### TASK DIRECTIONS:
Once the pictures are set aside, transcribe the remaining data exactly.

** Start MATERIAL PROVIDED **

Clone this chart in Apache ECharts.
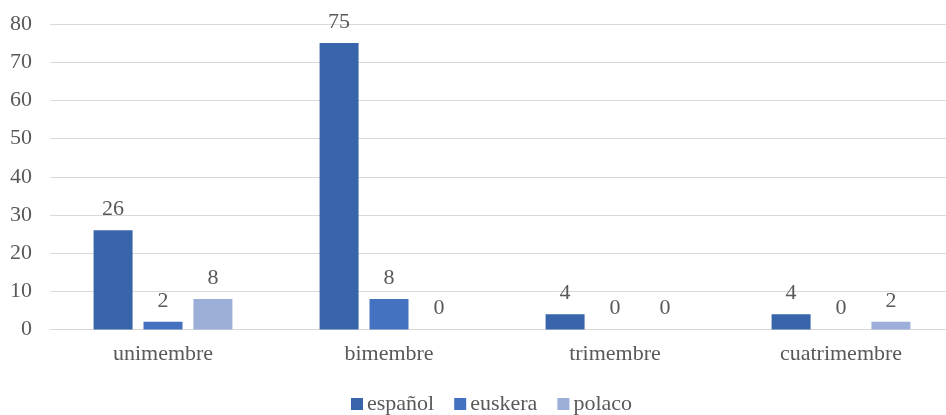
<!DOCTYPE html>
<html>
<head>
<meta charset="utf-8">
<script src="https://cdn.jsdelivr.net/npm/echarts@6/dist/echarts.min.js"></script>
<style>
  html, body { margin: 0; padding: 0; background: #fff; overflow: hidden; }
  body { width: 946px; height: 415px; }
  /* plot area runs a little past the right edge of the page */
  #chart { width: 954px; height: 415px; }
</style>
</head>
<body>
<div id="chart"></div>
<script>
// Categorías y valores por lengua
const categories = ['unimembre', 'bimembre', 'trimembre', 'cuatrimembre'];
const espanol = [26, 75, 4, 4];
const euskera = [2, 8, 0, 0];
const polaco = [8, 0, 0, 2];
const yTicks = [0, 10, 20, 30, 40, 50, 60, 70, 80];

const FONT = '"Liberation Serif", "Times New Roman", serif';
const TEXT = '#595959';

const labelStyle = {
  show: true,
  position: 'top',
  distance: 10,
  color: TEXT,
  fontFamily: FONT,
  fontSize: 22
};

function barSeries(name, data, color) {
  return {
    name: name,
    type: 'bar',
    data: data,
    barWidth: 39,
    barGap: '28%',
    itemStyle: { color: color },
    label: labelStyle,
    emphasis: { disabled: true }
  };
}

const chart = echarts.init(document.getElementById('chart'), null, { renderer: 'canvas' });
chart.setOption({
  animation: false,
  textStyle: { fontFamily: FONT },
  grid: { left: 50, right: 0, top: 24, bottom: 85.5, containLabel: false },
  legend: {
    left: 351,
    top: 393,
    padding: 0,
    itemWidth: 12,
    itemHeight: 12,
    itemGap: 20,
    icon: 'rect',
    textStyle: { color: TEXT, fontFamily: FONT, fontSize: 22, padding: [0, 0, 0, -1] },
    data: ['español', 'euskera', 'polaco']
  },
  xAxis: {
    type: 'category',
    data: categories,
    axisLine: { lineStyle: { color: '#D9D9D9', width: 1 } },
    axisTick: { show: false },
    axisLabel: { color: TEXT, fontFamily: FONT, fontSize: 22, margin: 14 }
  },
  yAxis: {
    type: 'value',
    min: yTicks[0],
    max: yTicks[yTicks.length - 1],
    interval: yTicks[1] - yTicks[0],
    axisLine: { show: false },
    axisTick: { show: false },
    splitLine: { lineStyle: { color: '#D9D9D9', width: 1 } },
    axisLabel: { color: TEXT, fontFamily: FONT, fontSize: 22, margin: 18 }
  },
  series: [
    barSeries('español', espanol, '#3864A9'),
    barSeries('euskera', euskera, '#4472C1'),
    barSeries('polaco', polaco, '#9BAFD9')
  ]
});
</script>
</body>
</html>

** End MATERIAL PROVIDED **

### WRITTEN SOLUTION:
Clone this chart in Apache ECharts.
<!DOCTYPE html>
<html>
<head>
<meta charset="utf-8">
<script src="https://cdn.jsdelivr.net/npm/echarts@6/dist/echarts.min.js"></script>
<style>
  html, body { margin: 0; padding: 0; background: #fff; overflow: hidden; }
  body { width: 946px; height: 415px; }
  /* plot area runs a little past the right edge of the page */
  #chart { width: 954px; height: 415px; }
</style>
</head>
<body>
<div id="chart"></div>
<script>
// Categorías y valores por lengua
const categories = ['unimembre', 'bimembre', 'trimembre', 'cuatrimembre'];
const espanol = [26, 75, 4, 4];
const euskera = [2, 8, 0, 0];
const polaco = [8, 0, 0, 2];
const yTicks = [0, 10, 20, 30, 40, 50, 60, 70, 80];

const FONT = '"Liberation Serif", "Times New Roman", serif';
const TEXT = '#595959';

const labelStyle = {
  show: true,
  position: 'top',
  distance: 10,
  color: TEXT,
  fontFamily: FONT,
  fontSize: 22
};

function barSeries(name, data, color) {
  return {
    name: name,
    type: 'bar',
    data: data,
    barWidth: 39,
    barGap: '28%',
    itemStyle: { color: color },
    label: labelStyle,
    emphasis: { disabled: true }
  };
}

const chart = echarts.init(document.getElementById('chart'), null, { renderer: 'canvas' });
chart.setOption({
  animation: false,
  textStyle: { fontFamily: FONT },
  grid: { left: 50, right: 0, top: 24, bottom: 85.5, containLabel: false },
  legend: {
    left: 351,
    top: 393,
    padding: 0,
    itemWidth: 12,
    itemHeight: 12,
    itemGap: 20,
    icon: 'rect',
    textStyle: { color: TEXT, fontFamily: FONT, fontSize: 22, padding: [0, 0, 0, -1] },
    data: ['español', 'euskera', 'polaco']
  },
  xAxis: {
    type: 'category',
    data: categories,
    axisLine: { lineStyle: { color: '#D9D9D9', width: 1 } },
    axisTick: { show: false },
    axisLabel: { color: TEXT, fontFamily: FONT, fontSize: 22, margin: 14 }
  },
  yAxis: {
    type: 'value',
    min: yTicks[0],
    max: yTicks[yTicks.length - 1],
    interval: yTicks[1] - yTicks[0],
    axisLine: { show: false },
    axisTick: { show: false },
    splitLine: { lineStyle: { color: '#D9D9D9', width: 1 } },
    axisLabel: { color: TEXT, fontFamily: FONT, fontSize: 22, margin: 18 }
  },
  series: [
    barSeries('español', espanol, '#3864A9'),
    barSeries('euskera', euskera, '#4472C1'),
    barSeries('polaco', polaco, '#9BAFD9')
  ]
});
</script>
</body>
</html>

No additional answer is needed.